You might be a genius if you skip this altogether.
I am always surprised how people need to be effected by something to care. Case in point:
Somewhere in the walk from the mail drop in our office to the main post office upstairs my rent check is floating around. I asked someone to check with the mail people at 8 this morning. It’s now 11. So fuck her. I went up there and banged my way into their super-secret secret knock office. The post person basically had the attitude of Oh Yeah—That was last Tuesday—I’m not sure how this is my problem. So fuck her too. Like could you be bothered to maybe move some stuff around to see if it fell behind something?! I’m not asking for zip codes to be changed or anything—Just put yourself in my shoes that I am freaking out b/c my god damn rent check is lost. My guess is changing zip codes would have been a more well received suggestion. What the fuck happened to empathy? Oh right—APATHY.

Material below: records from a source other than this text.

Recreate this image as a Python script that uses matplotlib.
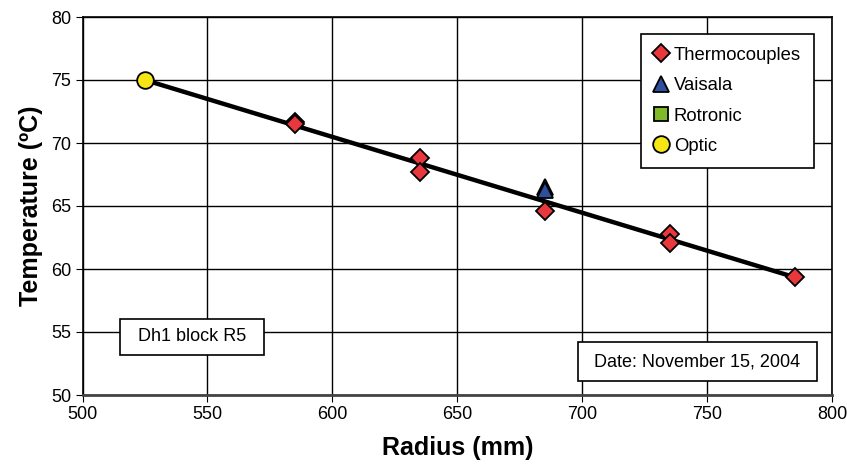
import matplotlib
matplotlib.use("Agg")
import matplotlib.pyplot as plt
from matplotlib.patches import Rectangle

plt.rcParams['font.family'] = ['Liberation Sans', 'DejaVu Sans']

# Data
thermo_x = [585, 585, 635, 635, 685, 735, 735, 785]
thermo_y = [71.7, 71.5, 68.8, 67.7, 64.6, 62.8, 62.1, 59.35]
vaisala_x = [685, 685]
vaisala_y = [66.5, 66.3]
rotronic_x = []
rotronic_y = []
optic_x = [525]
optic_y = [75.0]
fit_x = [525, 785]
fit_y = [75.0, 59.35]

xticks = [500, 550, 600, 650, 700, 750, 800]
yticks = [50, 55, 60, 65, 70, 75, 80]

W, H = 847, 468
L, R, T, B = 82.5, 832, 17, 395

fig = plt.figure(figsize=(W/100, H/100), dpi=100)
ax = fig.add_axes([L/W, 1-B/H, (R-L)/W, (B-T)/H])

ax.plot(fit_x, fit_y, color='black', lw=3.2, zorder=3)
ax.plot(thermo_x, thermo_y, ls='none', marker='D', ms=9, mfc='#e8383d', mec='black', mew=1.3, label='Thermocouples', zorder=4)
ax.plot(vaisala_x, vaisala_y, ls='none', marker='^', ms=11, mfc='#2e4f9e', mec='black', mew=1.3, label='Vaisala', zorder=4)
ax.plot(rotronic_x, rotronic_y, ls='none', marker='s', ms=10, mfc='#7fba2a', mec='black', mew=1.3, label='Rotronic', zorder=4)
ax.plot(optic_x, optic_y, ls='none', marker='o', ms=12, mfc='#f5e614', mec='black', mew=1.3, label='Optic', zorder=5)

ax.set_xlim(500, 800)
ax.set_ylim(50, 80)
ax.set_xticks(xticks)
ax.set_yticks(yticks)
ax.grid(True, color='black', lw=1)
ax.set_axisbelow(True)
for s in ax.spines.values():
    s.set_linewidth(1.2)
ax.spines['bottom'].set_linewidth(2)
ax.spines['bottom'].set_color('#444444')
ax.tick_params(labelsize=13, direction='out', length=5, pad=3)
ax.set_xlabel('Radius (mm)', fontsize=18, fontweight='bold', labelpad=9)
ax.set_ylabel('Temperature (ºC)', fontsize=18, fontweight='bold', labelpad=6)

leg = ax.legend(loc='upper right', bbox_to_anchor=(0.976, 0.955), borderaxespad=0, fontsize=13.3,
                frameon=True, fancybox=False, edgecolor='black', framealpha=1,
                handlelength=0.8, handletextpad=0.3, labelspacing=0.72, borderpad=0.7,
                numpoints=1)
leg.get_frame().set_linewidth(1.2)

# Text boxes
ax.add_patch(Rectangle((0.050, 0.106), 0.192, 0.095, transform=ax.transAxes,
                       fc='white', ec='black', lw=1.2, zorder=6))
ax.text(0.146, 0.1535, 'Dh1 block R5', transform=ax.transAxes, fontsize=13,
        ha='center', va='center', zorder=7)
ax.add_patch(Rectangle((0.661, 0.037), 0.319, 0.102, transform=ax.transAxes,
                       fc='white', ec='black', lw=1.2, zorder=6))
ax.text(0.8205, 0.088, 'Date: November 15, 2004', transform=ax.transAxes, fontsize=13,
        ha='center', va='center', zorder=7)

fig.savefig('out.png', dpi=100)
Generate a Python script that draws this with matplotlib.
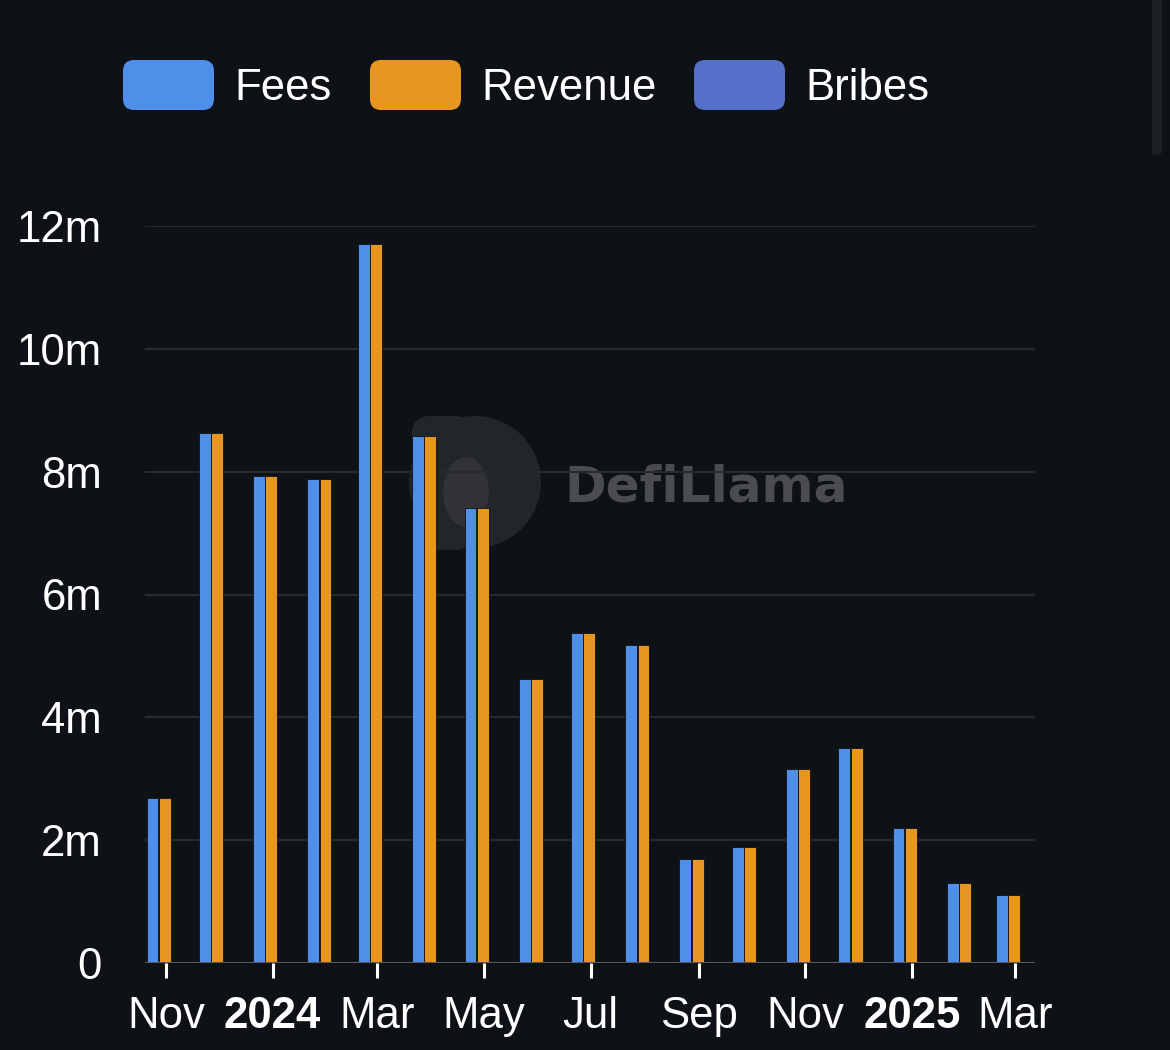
import datetime as dt
import matplotlib
matplotlib.use("Agg")
import matplotlib.pyplot as plt
import matplotlib.dates as mdates
from matplotlib.patches import FancyBboxPatch, Circle, Ellipse

plt.rcParams['font.family'] = ['Liberation Sans', 'DejaVu Sans']

# monthly data, in millions
months = ["2023-11", "2023-12", "2024-01", "2024-02", "2024-03", "2024-04",
          "2024-05", "2024-06", "2024-07", "2024-08", "2024-09", "2024-10",
          "2024-11", "2024-12", "2025-01", "2025-02", "2025-03"]
fees = [2.69, 8.63, 7.93, 7.88, 11.71, 8.58, 7.41, 4.62, 5.37, 5.18,
        1.69, 1.89, 3.16, 3.50, 2.20, 1.30, 1.11]
revenue = [2.69, 8.63, 7.93, 7.88, 11.71, 8.58, 7.41, 4.62, 5.37, 5.18,
           1.69, 1.89, 3.16, 3.50, 2.20, 1.30, 1.11]

tick_dates = ["2023-11", "2024-01", "2024-03", "2024-05", "2024-07",
              "2024-09", "2024-11", "2025-01", "2025-03"]
tick_labels = ["Nov", "2024", "Mar", "May", "Jul", "Sep", "Nov", "2025", "Mar"]
y_ticks = [0, 2, 4, 6, 8, 10, 12]
y_labels = ["0", "2m", "4m", "6m", "8m", "10m", "12m"]

legend_names = ["Fees", "Revenue", "Bribes"]
colors = ["#4f8fea", "#e8961f", "#5470c8"]

bg = "#0e1115"
fs = 31.5

def to_date(s):
    return dt.datetime.strptime(s + "-01", "%Y-%m-%d")

x = [mdates.date2num(to_date(m)) for m in months]
xt = [mdates.date2num(to_date(m)) for m in tick_dates]

fig = plt.figure(figsize=(11.7, 10.5), dpi=100, facecolor=bg)
ax = fig.add_axes([145 / 1170, 1 - 963 / 1050, 890 / 1170, 737 / 1050])
ax.set_facecolor(bg)

# watermark (behind the bars)
wm = fig.add_axes([0, 0, 1, 1], zorder=0)
wm.set_xlim(0, 1170)
wm.set_ylim(1050, 0)
wm.axis("off")
wm.add_patch(Circle((475, 482), 66, color="#222529", lw=0))
wm.add_patch(FancyBboxPatch((412, 416), 60, 134, boxstyle="round,pad=0,rounding_size=18",
                            color="#222529", lw=0))
wm.add_patch(Ellipse((466, 492), 46, 70, color="#303236", lw=0))
wm.text(564, 488, "DefiLlama", fontsize=36, fontweight="bold", color="#4a4c50",
        va="center", ha="left", family=["DejaVu Sans"])
# faint scrollbar on the right
wm.add_patch(FancyBboxPatch((1152, -10), 10, 165, boxstyle="round,pad=0,rounding_size=4",
                            color="#1b1e22", lw=0))
ax.set_zorder(1)
ax.patch.set_alpha(0)

w = 6.8
ax.bar([v - 7.7 for v in x], fees, width=w, color=colors[0], edgecolor=bg, linewidth=0.6, zorder=3)
ax.bar([v - 0.7 for v in x], revenue, width=w, color=colors[1], edgecolor=bg, linewidth=0.6, zorder=3)

ax.set_xlim(mdates.date2num(dt.datetime(2023, 10, 20)), mdates.date2num(dt.datetime(2025, 3, 12, 10)))
ax.set_ylim(0, 12)

for yv in y_ticks[1:]:
    ax.axhline(yv, color="#272a2f", lw=1.5, zorder=1)
ax.axhline(0, color="#585b61", lw=2.2, zorder=4)

for s in ax.spines.values():
    s.set_visible(False)

ax.set_yticks(y_ticks)
ax.set_yticklabels(y_labels)
ax.tick_params(axis="y", length=0, pad=31, labelsize=fs, labelcolor="white")

ax.set_xticks(xt)
ax.set_xticklabels(tick_labels)
ax.tick_params(axis="x", length=11, width=2.2, color="white", pad=13,
               labelsize=fs, labelcolor="white", direction="out")
for lab in ax.get_xticklabels():
    if lab.get_text() in ("2024", "2025"):
        lab.set_fontweight("bold")

# legend with rounded swatches
leg_x = [123, 370, 694]
for name, c, lx in zip(legend_names, colors, leg_x):
    wm.add_patch(FancyBboxPatch((lx, 60), 91, 50, boxstyle="round,pad=0,rounding_size=11",
                                color=c, lw=0))
    wm.text(lx + 111, 88, name, fontsize=fs, color="white", va="center", ha="left")

plt.savefig("out.png", dpi=100, facecolor=bg)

I am depressed. I am tired. I am really tired from hiding my depression. I resent having been the responsible one my whole life. Could I just get some fucking peace and quiet to have my nervous breakdown in? Nope. I thought for awhile this was in my head. This feeling of if I do not take care of it—No one will. This is a horrible behavior to have. Especially when the roots of it are wrapped around a despondent, selfish, depressive mother. The woman who was overwhelmed by laundry. Easy for her—she’s dead now. So even if I were to engage in how overwhelmed I feel—I will not. I will not be like her.

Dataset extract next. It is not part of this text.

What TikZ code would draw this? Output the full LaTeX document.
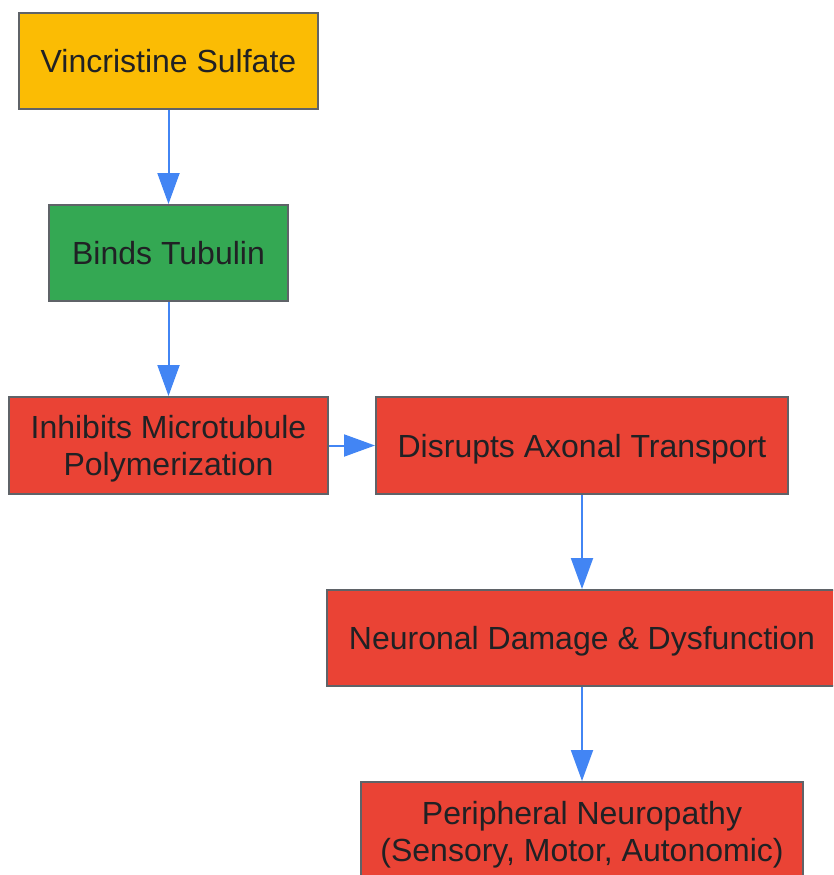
\documentclass[tikz,border=0pt]{standalone}
\usepackage{fontspec}
\setmainfont{Liberation Sans}
\usetikzlibrary{arrows.meta}
\definecolor{gyellow}{HTML}{FBBC04}
\definecolor{ggreen}{HTML}{34A853}
\definecolor{gred}{HTML}{EA4335}
\definecolor{gborder}{HTML}{5F6368}
\definecolor{gblue}{HTML}{4285F4}
\definecolor{gtext}{HTML}{202124}
\tikzset{
  box/.style={draw=gborder, line width=2pt, rectangle, align=center, text=gtext,
    font=\fontsize{32}{37}\selectfont, inner sep=0pt, text depth=0pt, text height=23pt},
  twoline/.style={text height=60pt, text depth=0pt},
  flow/.style={draw=gblue, line width=2pt, -{Triangle[width=22pt,length=31pt]}, gblue}
}
\begin{document}
\begin{tikzpicture}[x=1pt,y=-1pt]
\useasboundingbox (0,0) rectangle (833,875);
\clip (0,0) rectangle (833,875);
\node[box, fill=gyellow, minimum width=299pt, minimum height=96pt] (a) at (168.5,61) {Vincristine Sulfate};
\node[box, fill=ggreen, minimum width=239pt, minimum height=96pt] (b) at (168.5,253) {Binds Tubulin};
\node[box, twoline, fill=gred, minimum width=319pt, minimum height=97pt] (c) at (168.5,445.5) {Inhibits Microtubule\\Polymerization};
\node[box, fill=gred, minimum width=412pt, minimum height=97pt] (d) at (582,445.5) {Disrupts Axonal Transport};
\node[box, fill=gred, minimum width=510pt, minimum height=96pt] (e) at (582,638) {Neuronal Damage \& Dysfunction};
\node[box, twoline, fill=gred, minimum width=442pt, minimum height=99pt] (f) at (582,831.5) {Peripheral Neuropathy\\(Sensory, Motor, Autonomic)};
\draw[flow] (a) -- (b);
\draw[flow] (b) -- (c);
\draw[flow] (c) -- (d);
\draw[flow] (d) -- (e);
\draw[flow] (e) -- (f);
\end{tikzpicture}
\end{document}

In all honesty—I cannot be trusted to take care of anything. Filling ice cube trays, finding my way to work, returning books on time, remembering whose birthday is when. Right now I do not even want to. It feels so expected of me. I know this is all fairly typical in PTSD people. But I see/hear/read about all these people that just don’t work because they cannot handle it. Or they have the energy for other things/hobbies but they don’t work or function in society. Or they fucked up school. Whatever. I wish someone would explain why the fuck it is that my entire life I have been apologizing for doing what I needed to for survival—But yet nearly every accomplishment in my life has been an OVER accomplishment. Talk to me about that mutherfuckers. Not telling me I am an embarrassment of a daughter for defending myself. Or that I am a failure at my job because I need a day off to hide. So I can function for the next 364 days.

I am not bad. But that is what the world sees—because it’s easier to deal with.